Tom Gould

Oxford commemorates end of First World War

On a bright Autumn morning on 11th November, crowds mustered along St. Giles to participate in the Remembrance Day service marking the initiation of the armistice and the end of fighting in the First World War.

The service was led by faith leaders, including the Rev Charlotte Bannister-Parker, Bishop of Oxford Rt Revd Steven Croft, Wendy Fidler of the Jewish Community, Jawaid Malik JP of the Muslim Community, Chinta Kallie of the Hindu Community, Davinder Singh of the Sikh Community, John White of Humanists UK, Br Minlib Dallh O.P. from the Roman Catholic Church and the Rev.d Prof Paul Fiddes of the Free Churches of Oxford.

The ceremony began with an address by the Lord Mayor of Oxford, Councillor Colin Cook and consisted of a variety prayers, hymns, music, poetry and speeches paying tribute to the sacrifices of those involved in the war.

Mike Henderson, Vice President of the Oxford City Group of the Royal British Legion read an excerpt from Lawrence Binyon’s poem, “They shall not grow old…”

The crowd joined in intoning the chorus, “We will remember them”.

Following the Act of Remembrance, a bugler sounded the Last Post and a hushed silence fell across St. Giles. Files of troops stood to attention, regimental banners fluttering in the breeze as the amassed people of Oxford were absorbed in two minutes of reflection and contemplation.

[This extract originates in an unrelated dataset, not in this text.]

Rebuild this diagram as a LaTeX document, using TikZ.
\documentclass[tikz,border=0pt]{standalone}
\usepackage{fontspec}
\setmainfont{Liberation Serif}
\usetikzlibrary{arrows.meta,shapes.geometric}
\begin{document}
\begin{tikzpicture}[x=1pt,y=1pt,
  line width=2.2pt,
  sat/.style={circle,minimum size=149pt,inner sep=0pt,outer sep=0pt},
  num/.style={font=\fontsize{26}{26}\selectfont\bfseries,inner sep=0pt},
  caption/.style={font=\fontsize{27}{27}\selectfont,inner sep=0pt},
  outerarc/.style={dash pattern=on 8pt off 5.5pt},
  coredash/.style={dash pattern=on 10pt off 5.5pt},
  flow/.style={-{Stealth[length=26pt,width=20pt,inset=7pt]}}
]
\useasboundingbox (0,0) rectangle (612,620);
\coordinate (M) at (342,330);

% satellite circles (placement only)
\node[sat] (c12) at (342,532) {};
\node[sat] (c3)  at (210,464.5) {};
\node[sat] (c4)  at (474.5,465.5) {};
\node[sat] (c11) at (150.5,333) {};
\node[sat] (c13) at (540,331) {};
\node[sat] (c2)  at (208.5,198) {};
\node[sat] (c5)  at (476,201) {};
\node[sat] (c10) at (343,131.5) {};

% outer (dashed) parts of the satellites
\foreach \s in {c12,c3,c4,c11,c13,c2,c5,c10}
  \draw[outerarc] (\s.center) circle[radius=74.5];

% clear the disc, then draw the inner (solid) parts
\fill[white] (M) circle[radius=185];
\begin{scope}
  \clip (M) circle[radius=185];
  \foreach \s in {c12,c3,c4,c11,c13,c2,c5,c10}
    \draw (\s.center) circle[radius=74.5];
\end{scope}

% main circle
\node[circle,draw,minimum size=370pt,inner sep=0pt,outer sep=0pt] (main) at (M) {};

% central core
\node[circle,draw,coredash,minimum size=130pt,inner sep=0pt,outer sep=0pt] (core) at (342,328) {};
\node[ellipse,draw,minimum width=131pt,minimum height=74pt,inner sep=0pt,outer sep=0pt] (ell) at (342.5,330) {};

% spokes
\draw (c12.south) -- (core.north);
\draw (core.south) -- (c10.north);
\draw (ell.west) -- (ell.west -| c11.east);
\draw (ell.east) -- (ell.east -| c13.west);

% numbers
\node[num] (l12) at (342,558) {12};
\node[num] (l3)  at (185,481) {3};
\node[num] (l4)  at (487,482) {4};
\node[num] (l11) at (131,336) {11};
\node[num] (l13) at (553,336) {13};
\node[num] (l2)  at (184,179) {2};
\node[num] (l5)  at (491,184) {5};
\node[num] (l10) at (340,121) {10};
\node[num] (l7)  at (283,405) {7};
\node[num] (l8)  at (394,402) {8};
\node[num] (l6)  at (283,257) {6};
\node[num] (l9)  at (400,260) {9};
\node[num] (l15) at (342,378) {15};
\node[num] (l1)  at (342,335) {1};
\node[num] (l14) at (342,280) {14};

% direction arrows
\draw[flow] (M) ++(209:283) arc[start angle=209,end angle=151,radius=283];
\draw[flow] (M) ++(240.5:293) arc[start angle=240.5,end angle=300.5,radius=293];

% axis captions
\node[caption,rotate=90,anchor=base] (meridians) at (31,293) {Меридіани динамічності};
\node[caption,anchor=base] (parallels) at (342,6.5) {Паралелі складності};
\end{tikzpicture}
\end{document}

The Reveille broke the silence and the service was concluded with some selected hymns, an Act of Commitment led by Tim Stevenson OBE Lord Lieutenant of Oxfordshire who called on all to “pledge ourselves anew to the service of God and mankind: that we may help, encourage and comfort others, and support those working for the relief of the needy and for the peace and welfare of the nations”.

A rendition of God Save the Queen was sung before members of the public were invited to place their own tributes on the monument at the end of St. Giles.

One member of the crowd told The Oxford Student: “It felt really special to have such a moving ceremony in Oxford”.